Was könnte aber getan werden, um das zu ändern?
- Erhöhung der Effizienz, also mehr Licht pro Watt. Aus physikalischen Gründen liegt das theoretische Maximum bei 683lm/W, wobei das nur für monochromatisches Gelbgrün-Licht von 555nm gilt. Weiße LEDs dürften kaum die Hälfte erreichen.
- Mehr Einzel-LEDs kombinieren. Doppelt so viele LEDs erzeugen doppelt so viel Licht.
- Verbesserung des elektrischen Wirkungsgrades, real liegt er bei 30-50%. Nicht umsonst erhitzen sich Power-LEDs im Dauerbetrieb enorm und benötigen eine massive Kühlung.
- Der resultierende Flußstrom bei UC=200V dürfte die LED noch nicht in die Sättigung getrieben haben. Zur weiteren Erhöhung des Stromes und damit der Lichtemission könnte die Spannung am Kondensator auf 400V angehoben werden.
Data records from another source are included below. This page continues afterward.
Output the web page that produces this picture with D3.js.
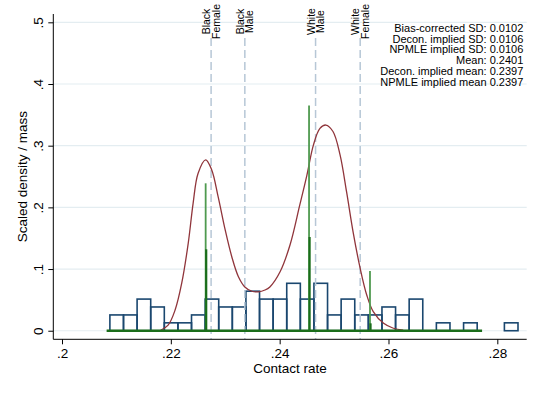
<!DOCTYPE html>
<html>
<head>
<meta charset="utf-8">
<script src="https://cdn.jsdelivr.net/npm/d3@7"></script>
<style>
  body { margin: 0; background: #fff; }
  svg { font-family: "Liberation Sans", Arial, sans-serif; }
</style>
</head>
<body>
<div id="chart"></div>
<script>
// histogram bins (left edge) and mass
const binLeft = [0.2088, 0.2113, 0.2138, 0.2163, 0.2188, 0.2213, 0.2238, 0.2263, 0.2288, 0.2313,
                 0.2338, 0.2363, 0.2388, 0.2413, 0.2438, 0.2463, 0.2488, 0.2513, 0.2538, 0.2563,
                 0.2588, 0.2613, 0.2638, 0.2688, 0.2738, 0.2813];
const binMass = [0.0256, 0.0256, 0.0513, 0.0385, 0.0128, 0.0128, 0.0256, 0.0513, 0.0385, 0.0385,
                 0.0641, 0.0513, 0.0513, 0.0769, 0.0513, 0.0769, 0.0256, 0.0513, 0.0256, 0.0256,
                 0.0385, 0.0256, 0.0513, 0.0128, 0.0128, 0.0128];
const binWidth = 0.0025;

// deconvolved density (scaled)
const densX = [0.2180, 0.2195, 0.2208, 0.2220, 0.2232, 0.2241, 0.2250, 0.2264, 0.2275, 0.2287,
               0.2300, 0.2312, 0.2324, 0.2336, 0.2349, 0.2361, 0.2373, 0.2382, 0.2401, 0.2419,
               0.2437, 0.2450, 0.2462, 0.2474, 0.2485, 0.2498, 0.2511, 0.2523, 0.2535, 0.2548,
               0.2560, 0.2572, 0.2591, 0.2609, 0.2627];
const densY = [0.000, 0.009, 0.034, 0.077, 0.142, 0.207, 0.255, 0.277, 0.261, 0.217,
               0.163, 0.120, 0.088, 0.071, 0.064, 0.063, 0.066, 0.071, 0.096, 0.139,
               0.204, 0.252, 0.301, 0.328, 0.3335, 0.323, 0.285, 0.225, 0.160, 0.101,
               0.058, 0.031, 0.012, 0.004, 0.001];

// NPMLE masses
const npmleX = [0.2264, 0.2454, 0.2566];
const npmleM = [0.239, 0.365, 0.097];
const npmleX2 = [0.2265, 0.2455, 0.2567];
const npmleM2 = [0.132, 0.152, 0.012];
const npmleRange = [0.2082, 0.2772];

// group reference lines
const groupNames = [["Black", "Female"], ["Black", "Male"], ["White", "Male"], ["White", "Female"]];
const groupRates = [0.2274, 0.2336, 0.2466, 0.2548];

const noteLines = ["Bias-corrected SD: 0.0102", "Decon. implied SD: 0.0106", "NPMLE implied SD: 0.0106",
                   "Mean: 0.2401", "Decon. implied mean: 0.2397", "NPMLE implied mean 0.2397"];

const xTicks = [0.2, 0.22, 0.24, 0.26, 0.28];
const xTickLabels = [".2", ".22", ".24", ".26", ".28"];
const yTicks = [0, 0.1, 0.2, 0.3, 0.4, 0.5];
const yTickLabels = ["0", ".1", ".2", ".3", ".4", ".5"];

const W = 540, H = 393;
const L = 53.3, R = 526.7, T = 14, B = 339.3;

const svg = d3.select("#chart").append("svg").attr("width", W).attr("height", H);

const x = d3.scaleLinear().domain([0.1984, 0.2854]).range([L, R]);
const y = d3.scaleLinear().domain([-0.0139, 0.5135]).range([B, T]);

// gridlines
svg.selectAll("line.grid").data(yTicks).enter().append("line")
  .attr("x1", L).attr("x2", R)
  .attr("y1", d => y(d)).attr("y2", d => y(d))
  .attr("stroke", "#e4edf1").attr("stroke-width", 1.2);

// histogram
svg.selectAll("rect.bar").data(binLeft).enter().append("rect")
  .attr("x", d => x(d))
  .attr("width", x(binWidth) - x(0))
  .attr("y", (d, i) => y(binMass[i]))
  .attr("height", (d, i) => y(0) - y(binMass[i]))
  .attr("fill", "none").attr("stroke", "#1a476f").attr("stroke-width", 1.6);

// dashed group lines
svg.selectAll("line.grp").data(groupRates).enter().append("line")
  .attr("x1", d => x(d)).attr("x2", d => x(d))
  .attr("y1", 38).attr("y2", B)
  .attr("stroke", "#b7c7d6").attr("stroke-width", 1.5)
  .attr("stroke-dasharray", "8,4");

const lbl = svg.selectAll("g.lbl").data(groupRates).enter().append("g")
  .attr("transform", d => `translate(${x(d)},21.5) rotate(-90)`);
lbl.append("text")
  .attr("text-anchor", "middle").attr("font-size", 10.5).attr("fill", "#000")
  .selectAll("tspan").data((d, i) => groupNames[i]).enter().append("tspan")
  .attr("x", 0).attr("y", (d, j) => j === 0 ? -1 : 8.4)
  .text(d => d);

// density curve
const line = d3.line().x(d => x(d[0])).y(d => y(d[1])).curve(d3.curveCatmullRom);
svg.append("path").datum(densX.map((d, i) => [d, densY[i]]))
  .attr("d", line).attr("fill", "none")
  .attr("stroke", "#90353b").attr("stroke-width", 1.3);

// NPMLE spikes
svg.selectAll("line.sp1").data(npmleX).enter().append("line")
  .attr("x1", d => x(d)).attr("x2", d => x(d))
  .attr("y1", y(0)).attr("y2", (d, i) => y(npmleM[i]))
  .attr("stroke", "#4f9a4f").attr("stroke-width", 1.8);
svg.selectAll("line.sp2").data(npmleX2).enter().append("line")
  .attr("x1", d => x(d)).attr("x2", d => x(d))
  .attr("y1", y(0)).attr("y2", (d, i) => y(npmleM2[i]))
  .attr("stroke", "#1a6d1a").attr("stroke-width", 2.2);
svg.append("line")
  .attr("x1", x(npmleRange[0])).attr("x2", x(npmleRange[1]))
  .attr("y1", y(0)).attr("y2", y(0))
  .attr("stroke", "#1a6d1a").attr("stroke-width", 2.4);

// axes
const xAxis = svg.append("g").attr("transform", `translate(0,${B})`)
  .call(d3.axisBottom(x).tickValues(xTicks).tickFormat((d, i) => xTickLabels[i]).tickSize(5).tickPadding(4));
xAxis.select(".domain").attr("d", `M${L},0H${R}`).attr("stroke", "#000");
xAxis.selectAll("text").attr("font-size", 13.5).attr("fill", "#000").attr("font-family", "Liberation Sans, Arial, sans-serif");
xAxis.selectAll(".tick line").attr("stroke", "#000");

const yAxis = svg.append("g").attr("transform", `translate(${L},0)`)
  .call(d3.axisLeft(y).tickValues(yTicks).tickFormat((d, i) => yTickLabels[i]).tickSize(5));
yAxis.select(".domain").attr("d", `M0,${T}V${B}`).attr("stroke", "#000");
yAxis.selectAll(".tick line").attr("stroke", "#000");
yAxis.selectAll("text")
  .attr("font-size", 13.5).attr("fill", "#000").attr("font-family", "Liberation Sans, Arial, sans-serif")
  .attr("text-anchor", "middle").attr("dy", 0).attr("x", 0)
  .attr("transform", "translate(-10,0) rotate(-90)");

// axis titles
svg.append("text").attr("x", (L + R) / 2).attr("y", 373)
  .attr("text-anchor", "middle").attr("font-size", 13.5).text("Contact rate");
svg.append("text").attr("transform", `translate(27,${(T + B) / 2}) rotate(-90)`)
  .attr("text-anchor", "middle").attr("font-size", 13.5).text("Scaled density / mass");

// note block
svg.append("text").attr("text-anchor", "end").attr("font-size", 11)
  .selectAll("tspan").data(noteLines).enter().append("tspan")
  .attr("x", 523.3).attr("y", (d, i) => 31.6 + i * 10.9)
  .text(d => d);
</script>
</body>
</html>
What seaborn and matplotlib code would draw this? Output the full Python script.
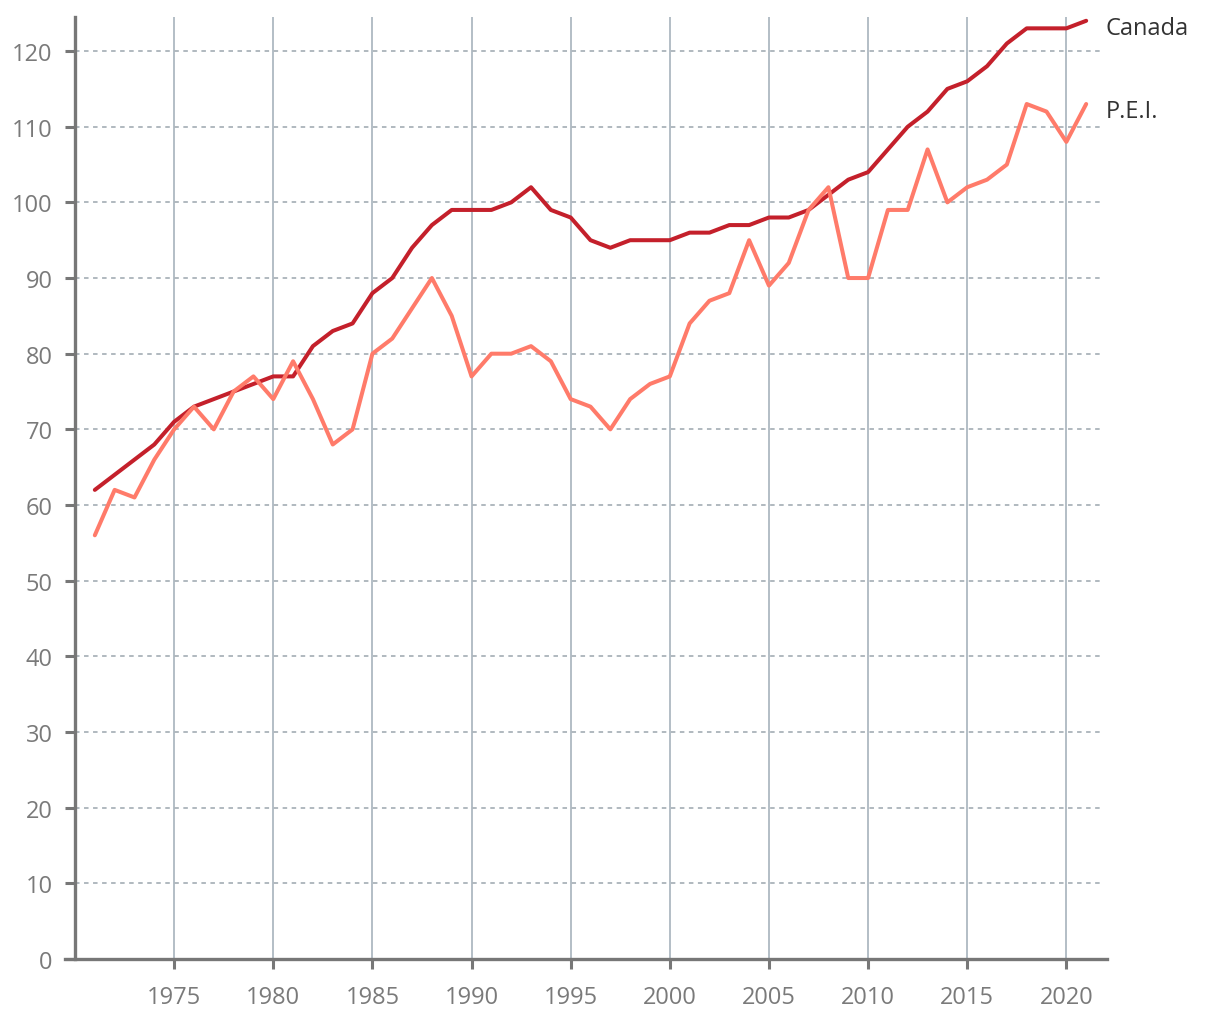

Allerdings kommt man dann schon wieder in die Regionen der Xenonröhre. Ein positiver Nebeneffekt einer höheren Spannung wäre aber eine kürzere Anstiegszeit, was förderlich für sehr kurze Blitzzeiten ist.
- Die LED muß nicht in einer Brückenschaltung betrieben werden, das war nur zum Testen notwendig. Im Endeffekt reicht ein Transistor im Längszweig, was die Verluste vermindert. Der Shunt-Widerstand kann natürlich auch entfallen.
- Optische Elemente zur Lichtkonzentration, z.B. Reflektor
Wird also die LED die Xenonröhre einholen oder gar überholen? In punkto Effizienz liegt sie schon vorn, allerdings nur bei kleinen Strömen. Hier offenbart sich der prinzipielle Unterschied der Lichterzeugung zwischen einer LED und einer Gasentladungsröhre. Die LED ist ein System, das umso besser funktioniert, je geordneter es ist. Ein hochreiner Kristall, möglichst ohne Fehlstellen, der ganz gezielt mit bestimmten Atomen dotiert wird, um einen pn-Übergang zu erzeugen, an dem die Photonen emittiert werden. Quasi ein System mit niedriger Entropie, das eine niedrige Temperatur voraussetzt. Der Strom wirkt dem entgegen, kaum daß er fließt. Er führt dem System Wärme zu, die die Entropie erhöht und das innere Gefüge zerstört. Mit steigender Temperatur sinkt aber die Zahl der Rekombinationen im PN-Übergang, bei denen Photonen erzeugt werden. D.h. je heißer der Chip, desto weniger Licht. Langfristig befördert die Zerstörung des Kristallgefüges die sog. Degradation ‒ die Verkürzung der Lebenszeit durch abnehmende Lichtemission.
Das genaue Gegenteil der LED ist die Gasentladungsröhre. Was bei der
LED stört, davon lebt die Xenonröhre. In ihr leuchtet ein stark
erhitztes Plasma, noch mehr Unordnung gibt es nicht. Wo also ohnehin
keine Ordnung herrscht, kann sie auch nicht zerstört werden. Ganz
im Gegenteil, höhere Energie bedeutet höhere Temperatur und damit
steigende Lichtemission. Natürlich besitzen auch Xenonröhren eine
begrenzte Lebensdauer, die aber nicht vom Abbau einer inneren Ordnung, sondern
von der schlichten mechanischen Haltbarkeit der Materialien
bestimmt wird.
Dazu kommt, daß das Spektrum der Xenonröhre von Haus
aus nahezu ideal für fotografische Zwecke geeignet ist und nicht erst mit
lichtschluckenden Verfahren angepaßt werden muß wie bei der
weißen LED.
Fazit: Die LED ist noch lange nicht am Ende ihrer Entwicklung angelangt, aber Wunder sind wahrscheinlich nicht mehr zu erwarten. Für allgemeine Beleuchtungszwecke, bei denen eine hohe Effizienz und lange Lebensdauer bestimmend sind, liegt die LED gut im Rennen. Als Ersatz für die Xenon-Blitzröhre dürfte sie es ‒ von Nischen-Anwendungen abgesehen ‒ eher schwer haben.